Des métiers plus attractifs avec une paie plus rapide

Reste qu’une fois bien ancrée, la pratique pourrait avoir des avantages, « notamment pour des secteurs sous tensions, à contrat court et aux faibles salaires. Recevoir une somme toutes les semaines pourrait rendre des métiers du bâtiment ou de la restauration plus attractif ». Et effectivement, « pour un premier emploi, ou une reprise post-chômage, il peut être long d’attendre la fin du mois pour toucher sa paie », poursuit l’experte. Qui rappelle également que toutes les mensualités ne se paient pas à la fin du mois (saleté de compte Netflix le 14).
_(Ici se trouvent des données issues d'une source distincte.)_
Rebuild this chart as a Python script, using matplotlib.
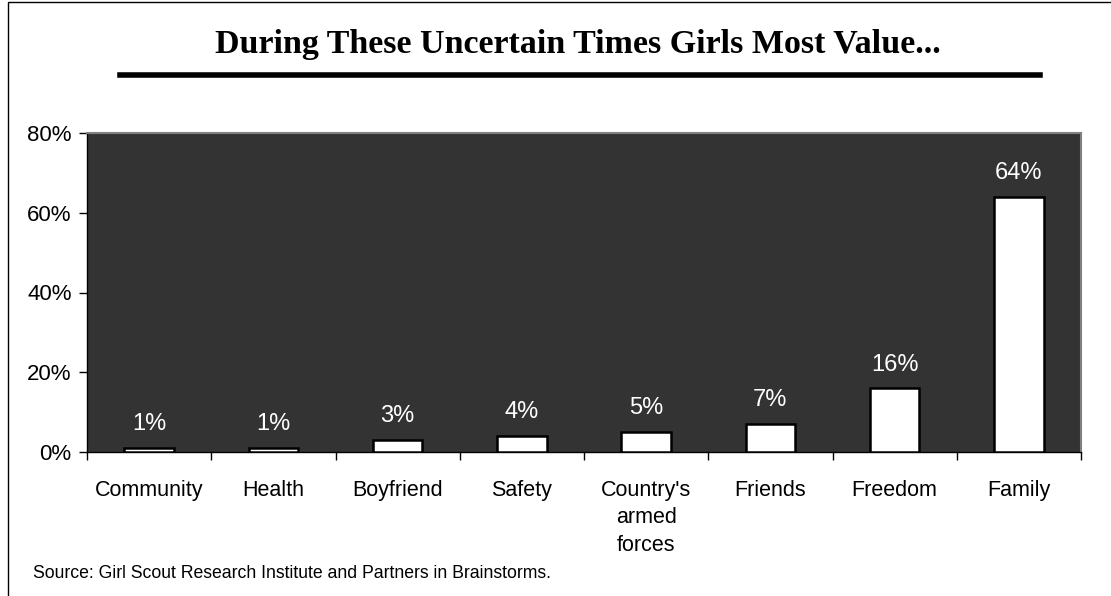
import matplotlib.pyplot as plt
from matplotlib.lines import Line2D
from matplotlib.patches import Rectangle
import numpy as np

categories = ["Community", "Health", "Boyfriend", "Safety",
              "Country's\narmed\nforces", "Friends", "Freedom", "Family"]
values = [1, 1, 3, 4, 5, 7, 16, 64]
y_ticks = [0, 20, 40, 60, 80]

plt.rcParams["font.family"] = ["Liberation Sans", "DejaVu Sans"]

fig = plt.figure(figsize=(11.11, 5.96), dpi=100, facecolor="white")
W, H = 1111, 596
ax = fig.add_axes([87 / W, 1 - 452 / H, (1081 - 87) / W, (452 - 133) / H])
ax.set_facecolor("#333333")

x = np.arange(len(categories))
ax.bar(x, values, width=0.4, color="white", edgecolor="black", linewidth=1.8, zorder=3)
for xi, v in zip(x, values):
    ax.annotate(f"{v}%", (xi, v), xytext=(0, 17), textcoords="offset points",
                ha="center", va="center", color="white", fontsize=17)

ax.set_xlim(-0.5, len(categories) - 0.5)
ax.set_ylim(0, 80)
ax.set_yticks(y_ticks)
ax.set_yticklabels([f"{t}%" for t in y_ticks], fontsize=16)
ax.set_xticks(x)
ax.set_xticklabels(categories, fontsize=15.5, linespacing=1.42, va="top")
ax.set_xticks(np.arange(len(categories) + 1) - 0.5, minor=True)
ax.tick_params(axis="x", which="major", length=0, pad=20)
ax.tick_params(axis="x", which="minor", length=6, direction="out", width=1)
ax.tick_params(axis="y", length=6, direction="out", width=1, pad=5)

for side in ("top", "right"):
    ax.spines[side].set_color("#808080")
    ax.spines[side].set_linewidth(1.5)
for side in ("left", "bottom"):
    ax.spines[side].set_color("black")
    ax.spines[side].set_linewidth(1)

fig.text(578 / W, 1 - 44 / H, "During These Uncertain Times Girls Most Value...",
         ha="center", va="center", fontsize=24.5, fontweight="bold",
         family=["Liberation Serif", "DejaVu Serif"])
fig.add_artist(Line2D([120 / W, 1040 / W], [1 - 75 / H, 1 - 75 / H],
                      color="black", linewidth=4, transform=fig.transFigure))

fig.add_artist(Rectangle((8 / W, -0.05), 1.2, 1 - 2 / H + 0.05, transform=fig.transFigure,
                         facecolor="none", edgecolor="black", linewidth=1))

fig.text(33 / W, 1 - 573 / H,
         "Source: Girl Scout Research Institute and Partners in Brainstorms.",
         ha="left", va="center", fontsize=12.7)

fig.savefig("out.png", dpi=100, facecolor="white")
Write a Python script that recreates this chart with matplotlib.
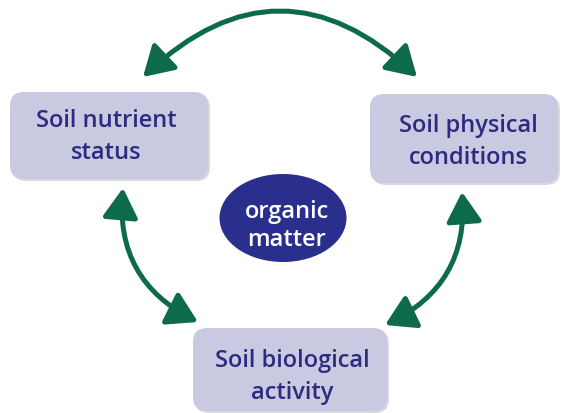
import matplotlib.pyplot as plt
from matplotlib.patches import FancyBboxPatch, Ellipse, FancyArrowPatch

labels = ['Soil nutrient\nstatus', 'Soil physical\nconditions', 'Soil biological\nactivity']
centre_label = 'organic\nmatter'

W, H = 561, 413
box_color = '#c9c9e1'
text_color = '#2b2b80'
green = '#0d6b4b'
navy = '#2a2e8c'

fig = plt.figure(figsize=(W / 100, H / 100), dpi=100)
ax = fig.add_axes([0, 0, 1, 1])
ax.set_xlim(0, W)
ax.set_ylim(0, H)
ax.axis('off')

# boxes given as (x0, y0_top, x1, y1_bottom) in image pixels, text centre
boxes = [(10, 92, 208, 179), (370, 94, 558, 183), (193, 328, 387, 411)]
text_pos = [(106, 137), (468, 142), (292, 377)]

for (x0, y0, x1, y1), lab, (tx, ty) in zip(boxes, labels, text_pos):
    # soft shadow
    sh = FancyBboxPatch((x0 + 2, H - y1 - 2), x1 - x0, y1 - y0,
                        boxstyle='round,pad=0,rounding_size=14',
                        fc='#d8d8dc', ec='none', zorder=1)
    ax.add_patch(sh)
    b = FancyBboxPatch((x0, H - y1), x1 - x0, y1 - y0,
                       boxstyle='round,pad=0,rounding_size=14',
                       fc=box_color, ec='none', zorder=2)
    ax.add_patch(b)
    ax.text(tx, H - ty, lab, ha='center', va='center', color=text_color,
            fontsize=17, family='Open Sans', fontweight='semibold',
            linespacing=1.4, zorder=3)

ell = Ellipse((283, H - 218), 127, 88, fc=navy, ec='none', zorder=2)
ax.add_patch(ell)
ax.text(287, H - 226, centre_label, ha='center', va='center', color='white',
        fontsize=17, family='Open Sans', fontweight='semibold',
        linespacing=1.2, zorder=3)

# double headed curved arrows (start, end, curvature)
arrows = [((143, 77), (417, 77), -0.47),
          ((123, 188), (198, 322), 0.34),
          ((462, 192), (385, 325), -0.34)]
for (a, b, rad) in arrows:
    arr = FancyArrowPatch((a[0], H - a[1]), (b[0], H - b[1]),
                          connectionstyle='arc3,rad=%s' % rad,
                          arrowstyle='<|-|>,head_length=1.0,head_width=0.6',
                          mutation_scale=18, lw=3.6, color=green,
                          shrinkA=0, shrinkB=0, zorder=4)
    ax.add_patch(arr)

fig.savefig('out.png', dpi=100)
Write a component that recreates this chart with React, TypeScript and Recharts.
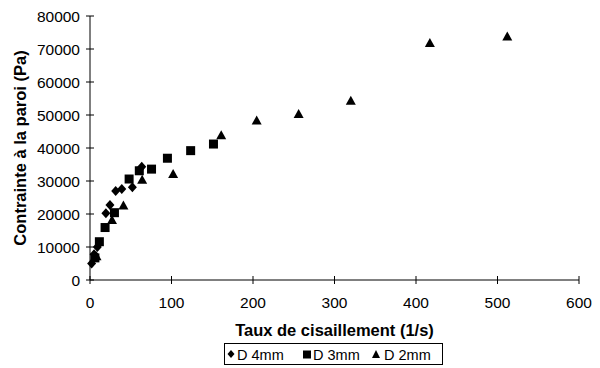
import { ScatterChart, Scatter, XAxis, YAxis, Label } from 'recharts'

const FONT = 'Arial, "Liberation Sans", sans-serif'

// D 4mm
const d4X = [2, 5, 9, 19.5, 24.5, 31.5, 39, 52, 63.5]
const d4Y = [5000, 7800, 10000, 20200, 22700, 27000, 27600, 28100, 34300]
// D 3mm
const d3X = [6, 11.5, 18.5, 30, 48, 60.5, 75.5, 95, 123.5, 151.5]
const d3Y = [6700, 11600, 15900, 20400, 30600, 33100, 33600, 36900, 39200, 41200]
// D 2mm
const d2X = [8, 27, 41, 64, 102, 161, 204.5, 256, 320, 417, 512]
const d2Y = [7200, 18200, 22600, 30400, 32100, 43900, 48300, 50300, 54300, 71800, 73800]

const xTicks = [0, 100, 200, 300, 400, 500, 600]
const yTicks = [0, 10000, 20000, 30000, 40000, 50000, 60000, 70000, 80000]

const toRows = (xs: number[], ys: number[]) => xs.map((x, i) => ({ x, y: ys[i] }))

const Diamond = ({ cx, cy }: any) => (
  <polygon points={`${cx},${cy - 5} ${cx + 4.5},${cy} ${cx},${cy + 5} ${cx - 4.5},${cy}`} fill="#000" />
)
const Square = ({ cx, cy }: any) => (
  <rect x={cx - 4.5} y={cy - 4.5} width={9} height={9} fill="#000" />
)
const Triangle = ({ cx, cy }: any) => (
  <polygon points={`${cx},${cy - 5} ${cx + 5},${cy + 4} ${cx - 5},${cy + 4}`} fill="#000" />
)

const XTick = ({ x, payload }: any) => (
  <g>
    <line x1={x} x2={x} y1={280 - 4} y2={280 + 4} stroke="#000" />
    <text x={x} y={307.5} textAnchor="middle" fontSize={15.5} fontFamily={FONT} fill="#000">{payload.value}</text>
  </g>
)
const YTick = ({ y, payload }: any) => (
  <g>
    <line x1={86} x2={94} y1={y} y2={y} stroke="#000" />
    <text x={80} y={y + 5.5} textAnchor="end" fontSize={15.5} fontFamily={FONT} fill="#000">{payload.value}</text>
  </g>
)

const LegendBox = () => (
  <svg width={219} height={22} style={{ display: 'block' }}>
    <rect x={0.5} y={0.5} width={218} height={21} fill="#fff" stroke="#000" />
    <polygon points="7,7 10.5,11 7,15 3.5,11" fill="#000" />
    <text x={13} y={16.5} fontSize={14.5} fontFamily={FONT}>D 4mm</text>
    <rect x={79} y={7.5} width={8} height={8} fill="#000" />
    <text x={89} y={16.5} fontSize={14.5} fontFamily={FONT}>D 3mm</text>
    <polygon points="152,7 156,15 148,15" fill="#000" />
    <text x={160} y={16.5} fontSize={14.5} fontFamily={FONT}>D 2mm</text>
  </svg>
)

export default function App() {
  return (
    <div style={{ position: 'absolute', left: 0, top: 0, width: 600, height: 368, background: '#fff' }}>
      <ScatterChart width={600} height={368} margin={{ top: 16, right: 21, left: 0, bottom: 57 }}>
        <XAxis
          type="number" dataKey="x" domain={[0, 600]} ticks={xTicks}
          axisLine={{ stroke: '#000' }} tickLine={false} tick={<XTick />} height={31}
          interval={0}
        >
          <Label value="Taux de cisaillement (1/s)" position="insideBottom" offset={-25}
            style={{ fontWeight: 'bold', fontSize: 16.5, fontFamily: FONT, fill: '#000' }} />
        </XAxis>
        <YAxis
          type="number" dataKey="y" domain={[0, 80000]} ticks={yTicks} width={90}
          axisLine={{ stroke: '#000' }} tickLine={false} tick={<YTick />} interval={0}
        >
          <Label value="Contrainte à la paroi (Pa)" angle={-90} position="insideLeft" offset={20}
            style={{ fontWeight: 'bold', fontSize: 16.5, fontFamily: FONT, fill: '#000', textAnchor: 'middle' }} />
        </YAxis>
        <Scatter name="D 4mm" data={toRows(d4X, d4Y)} shape={<Diamond />} isAnimationActive={false} />
        <Scatter name="D 3mm" data={toRows(d3X, d3Y)} shape={<Square />} isAnimationActive={false} />
        <Scatter name="D 2mm" data={toRows(d2X, d2Y)} shape={<Triangle />} isAnimationActive={false} />
      </ScatterChart>
      <div style={{ position: 'absolute', left: 224, top: 343 }}>
        <LegendBox />
      </div>
    </div>
  )
}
Caroline Diard le précise, il est déjà possible de demander à son employeur, quelle que soit sa branche de métier, de recevoir une avance sur salaire à la moitié du mois. Et votre patron n’a pas le droit de refuser

Et si, dans l’autre sens, on partait pour une paie annuelle ? Sandrine Dorbes se montre bien plus sceptique. « Certes, cela ferait beaucoup moins de tâches administratives pour les entreprises et les RH, mais cela demanderait une extrême organisation financière pour les salariés. » Si un employé est à découvert, il devrait attendre la fin de l’année pour régulariser son compte, de quoi payer de (très) nombreuses pénalités. Et que dire d’une personne embauchée le 1er février, devant attendre le 31 décembre pour recevoir le fruit de son travail ? Pas si mal ce salaire mensuel.